-- Start DATASET EXCERPT --

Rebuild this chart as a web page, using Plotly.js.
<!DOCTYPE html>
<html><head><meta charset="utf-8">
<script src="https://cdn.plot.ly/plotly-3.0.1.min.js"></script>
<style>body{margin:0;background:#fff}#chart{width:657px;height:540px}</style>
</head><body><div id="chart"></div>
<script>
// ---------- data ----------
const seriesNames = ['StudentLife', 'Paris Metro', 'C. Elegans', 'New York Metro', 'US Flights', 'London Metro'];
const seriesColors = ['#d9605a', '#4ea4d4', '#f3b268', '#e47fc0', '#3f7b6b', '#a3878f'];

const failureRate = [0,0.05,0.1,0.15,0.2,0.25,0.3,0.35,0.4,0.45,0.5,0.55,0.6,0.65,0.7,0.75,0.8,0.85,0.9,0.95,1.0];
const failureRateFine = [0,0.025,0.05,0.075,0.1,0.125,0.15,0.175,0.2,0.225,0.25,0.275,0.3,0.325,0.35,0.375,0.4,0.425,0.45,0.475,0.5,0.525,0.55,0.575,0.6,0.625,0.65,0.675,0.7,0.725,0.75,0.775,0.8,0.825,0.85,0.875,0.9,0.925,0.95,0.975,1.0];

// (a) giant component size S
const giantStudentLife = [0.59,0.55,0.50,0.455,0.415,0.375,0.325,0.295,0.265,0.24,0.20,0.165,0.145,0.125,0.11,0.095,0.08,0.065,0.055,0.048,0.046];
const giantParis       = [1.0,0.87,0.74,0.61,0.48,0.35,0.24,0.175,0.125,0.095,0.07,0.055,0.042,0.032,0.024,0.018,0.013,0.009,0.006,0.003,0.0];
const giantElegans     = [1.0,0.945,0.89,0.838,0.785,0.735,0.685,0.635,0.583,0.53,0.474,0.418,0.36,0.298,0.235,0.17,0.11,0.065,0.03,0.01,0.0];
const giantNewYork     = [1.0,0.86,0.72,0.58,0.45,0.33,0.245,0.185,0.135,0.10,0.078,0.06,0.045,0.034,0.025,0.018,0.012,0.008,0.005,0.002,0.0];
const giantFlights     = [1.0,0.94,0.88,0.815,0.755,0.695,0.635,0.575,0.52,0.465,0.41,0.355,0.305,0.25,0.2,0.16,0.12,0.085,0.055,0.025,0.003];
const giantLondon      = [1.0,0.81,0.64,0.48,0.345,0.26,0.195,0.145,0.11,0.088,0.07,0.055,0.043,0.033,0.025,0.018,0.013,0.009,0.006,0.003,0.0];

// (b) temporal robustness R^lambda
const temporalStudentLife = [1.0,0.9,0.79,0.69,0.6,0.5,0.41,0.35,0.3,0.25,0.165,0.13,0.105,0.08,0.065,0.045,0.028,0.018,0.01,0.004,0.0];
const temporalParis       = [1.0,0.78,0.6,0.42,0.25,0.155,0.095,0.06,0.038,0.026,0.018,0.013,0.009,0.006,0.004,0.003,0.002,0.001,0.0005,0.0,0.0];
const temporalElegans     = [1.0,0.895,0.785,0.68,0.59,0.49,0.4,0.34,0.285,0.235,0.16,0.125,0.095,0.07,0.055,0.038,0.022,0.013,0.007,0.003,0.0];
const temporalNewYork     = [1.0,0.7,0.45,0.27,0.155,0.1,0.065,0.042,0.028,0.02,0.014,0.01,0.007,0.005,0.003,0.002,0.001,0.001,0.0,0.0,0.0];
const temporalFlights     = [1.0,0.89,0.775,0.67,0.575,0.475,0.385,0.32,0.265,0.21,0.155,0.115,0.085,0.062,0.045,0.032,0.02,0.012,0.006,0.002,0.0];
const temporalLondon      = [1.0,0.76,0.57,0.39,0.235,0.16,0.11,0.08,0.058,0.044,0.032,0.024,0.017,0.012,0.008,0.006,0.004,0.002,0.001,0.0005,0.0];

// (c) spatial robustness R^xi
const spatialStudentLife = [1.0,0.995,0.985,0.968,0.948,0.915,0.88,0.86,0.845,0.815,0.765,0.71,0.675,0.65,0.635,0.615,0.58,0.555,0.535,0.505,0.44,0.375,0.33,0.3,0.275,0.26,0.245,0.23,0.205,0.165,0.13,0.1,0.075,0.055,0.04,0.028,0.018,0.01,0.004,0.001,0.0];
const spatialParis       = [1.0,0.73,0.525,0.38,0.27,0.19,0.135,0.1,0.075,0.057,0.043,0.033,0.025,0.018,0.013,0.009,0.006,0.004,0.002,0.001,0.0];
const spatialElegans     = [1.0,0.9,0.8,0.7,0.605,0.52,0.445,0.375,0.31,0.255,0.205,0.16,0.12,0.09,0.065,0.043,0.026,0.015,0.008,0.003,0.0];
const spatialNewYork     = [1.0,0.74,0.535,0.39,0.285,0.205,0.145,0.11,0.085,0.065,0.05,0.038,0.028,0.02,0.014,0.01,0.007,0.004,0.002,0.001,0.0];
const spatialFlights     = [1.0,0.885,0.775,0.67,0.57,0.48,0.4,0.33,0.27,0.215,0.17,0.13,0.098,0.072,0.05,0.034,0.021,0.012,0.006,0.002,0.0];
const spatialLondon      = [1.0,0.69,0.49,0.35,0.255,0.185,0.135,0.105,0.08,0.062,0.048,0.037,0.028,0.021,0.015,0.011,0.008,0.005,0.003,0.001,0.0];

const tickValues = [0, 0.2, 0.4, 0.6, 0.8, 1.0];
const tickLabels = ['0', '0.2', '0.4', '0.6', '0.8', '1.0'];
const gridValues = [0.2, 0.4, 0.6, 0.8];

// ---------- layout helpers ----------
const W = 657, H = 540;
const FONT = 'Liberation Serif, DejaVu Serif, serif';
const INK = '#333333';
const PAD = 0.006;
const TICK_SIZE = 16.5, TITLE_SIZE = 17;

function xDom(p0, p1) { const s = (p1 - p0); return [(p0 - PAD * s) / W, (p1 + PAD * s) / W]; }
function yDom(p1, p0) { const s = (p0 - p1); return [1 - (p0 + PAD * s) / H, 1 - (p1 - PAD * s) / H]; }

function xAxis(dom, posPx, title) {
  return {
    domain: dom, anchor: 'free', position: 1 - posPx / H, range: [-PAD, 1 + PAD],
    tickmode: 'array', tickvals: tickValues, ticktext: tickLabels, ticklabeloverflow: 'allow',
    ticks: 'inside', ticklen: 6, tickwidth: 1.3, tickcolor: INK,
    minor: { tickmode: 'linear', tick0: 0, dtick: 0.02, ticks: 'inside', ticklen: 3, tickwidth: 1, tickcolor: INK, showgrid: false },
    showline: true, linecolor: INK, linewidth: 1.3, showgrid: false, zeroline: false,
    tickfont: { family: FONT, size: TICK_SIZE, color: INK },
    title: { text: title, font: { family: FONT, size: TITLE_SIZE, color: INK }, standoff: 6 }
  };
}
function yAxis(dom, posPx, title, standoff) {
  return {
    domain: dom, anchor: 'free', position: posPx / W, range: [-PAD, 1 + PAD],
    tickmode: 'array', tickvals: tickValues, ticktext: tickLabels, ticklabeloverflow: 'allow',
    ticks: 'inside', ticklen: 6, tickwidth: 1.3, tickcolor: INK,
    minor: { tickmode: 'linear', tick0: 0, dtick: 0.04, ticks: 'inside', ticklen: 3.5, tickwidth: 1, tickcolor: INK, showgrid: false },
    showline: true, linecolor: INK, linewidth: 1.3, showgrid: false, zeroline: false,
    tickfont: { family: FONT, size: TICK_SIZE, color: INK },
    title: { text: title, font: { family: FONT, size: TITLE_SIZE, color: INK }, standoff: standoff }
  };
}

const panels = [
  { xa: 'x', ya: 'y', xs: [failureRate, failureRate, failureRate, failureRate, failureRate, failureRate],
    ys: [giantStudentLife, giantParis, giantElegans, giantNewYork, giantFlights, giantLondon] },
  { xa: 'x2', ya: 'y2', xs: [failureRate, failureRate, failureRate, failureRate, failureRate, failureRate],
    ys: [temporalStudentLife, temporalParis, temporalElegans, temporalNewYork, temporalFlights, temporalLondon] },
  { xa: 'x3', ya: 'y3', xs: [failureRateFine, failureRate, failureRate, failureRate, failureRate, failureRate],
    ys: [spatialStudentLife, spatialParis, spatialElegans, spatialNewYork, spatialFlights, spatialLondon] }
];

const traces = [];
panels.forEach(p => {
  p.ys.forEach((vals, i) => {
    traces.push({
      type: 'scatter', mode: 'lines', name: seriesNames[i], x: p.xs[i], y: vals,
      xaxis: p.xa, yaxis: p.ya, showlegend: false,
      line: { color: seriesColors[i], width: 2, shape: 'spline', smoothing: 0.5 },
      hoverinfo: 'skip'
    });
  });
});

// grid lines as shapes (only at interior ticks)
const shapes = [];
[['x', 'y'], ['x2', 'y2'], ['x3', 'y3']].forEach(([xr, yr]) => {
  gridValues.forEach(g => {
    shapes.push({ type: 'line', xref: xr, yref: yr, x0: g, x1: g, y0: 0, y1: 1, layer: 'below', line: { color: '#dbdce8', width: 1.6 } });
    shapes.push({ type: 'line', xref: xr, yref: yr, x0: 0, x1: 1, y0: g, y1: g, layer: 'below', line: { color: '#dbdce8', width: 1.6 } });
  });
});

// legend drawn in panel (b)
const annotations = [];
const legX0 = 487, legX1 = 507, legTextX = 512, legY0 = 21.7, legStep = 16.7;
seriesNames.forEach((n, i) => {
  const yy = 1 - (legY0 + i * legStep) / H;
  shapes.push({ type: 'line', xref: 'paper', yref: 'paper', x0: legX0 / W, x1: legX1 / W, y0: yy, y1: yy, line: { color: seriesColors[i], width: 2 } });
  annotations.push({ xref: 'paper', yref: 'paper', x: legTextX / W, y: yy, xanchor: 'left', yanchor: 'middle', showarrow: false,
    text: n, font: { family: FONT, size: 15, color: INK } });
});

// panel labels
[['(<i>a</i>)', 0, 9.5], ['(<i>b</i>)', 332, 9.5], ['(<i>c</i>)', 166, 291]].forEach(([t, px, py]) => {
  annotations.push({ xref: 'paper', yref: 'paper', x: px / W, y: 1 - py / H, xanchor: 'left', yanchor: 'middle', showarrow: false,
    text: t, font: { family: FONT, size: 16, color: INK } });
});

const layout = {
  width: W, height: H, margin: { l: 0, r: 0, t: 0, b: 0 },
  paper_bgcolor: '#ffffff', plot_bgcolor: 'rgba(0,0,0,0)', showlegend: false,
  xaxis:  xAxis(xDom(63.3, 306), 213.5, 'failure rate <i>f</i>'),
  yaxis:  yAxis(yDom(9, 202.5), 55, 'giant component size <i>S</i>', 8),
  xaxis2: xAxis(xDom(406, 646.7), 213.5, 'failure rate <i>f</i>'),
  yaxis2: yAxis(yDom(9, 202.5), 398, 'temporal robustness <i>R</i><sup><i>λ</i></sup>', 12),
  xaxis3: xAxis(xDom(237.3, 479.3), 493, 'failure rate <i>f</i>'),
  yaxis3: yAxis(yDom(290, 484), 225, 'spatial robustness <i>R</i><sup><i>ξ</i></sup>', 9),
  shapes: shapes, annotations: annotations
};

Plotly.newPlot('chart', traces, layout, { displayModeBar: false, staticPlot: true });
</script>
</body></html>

-- End DATASET EXCERPT --

* EXERCISE INSTRUCTIONS:
Copy all lines in the listing above where the string "chart" appears.

* ANSWER:
Rebuild this chart as a web page, using Plotly.js.
<style>body{margin:0;background:#fff}#chart{width:657px;height:540px}</style>
</head><body><div id="chart"></div>
Plotly.newPlot('chart', traces, layout, { displayModeBar: false, staticPlot: true });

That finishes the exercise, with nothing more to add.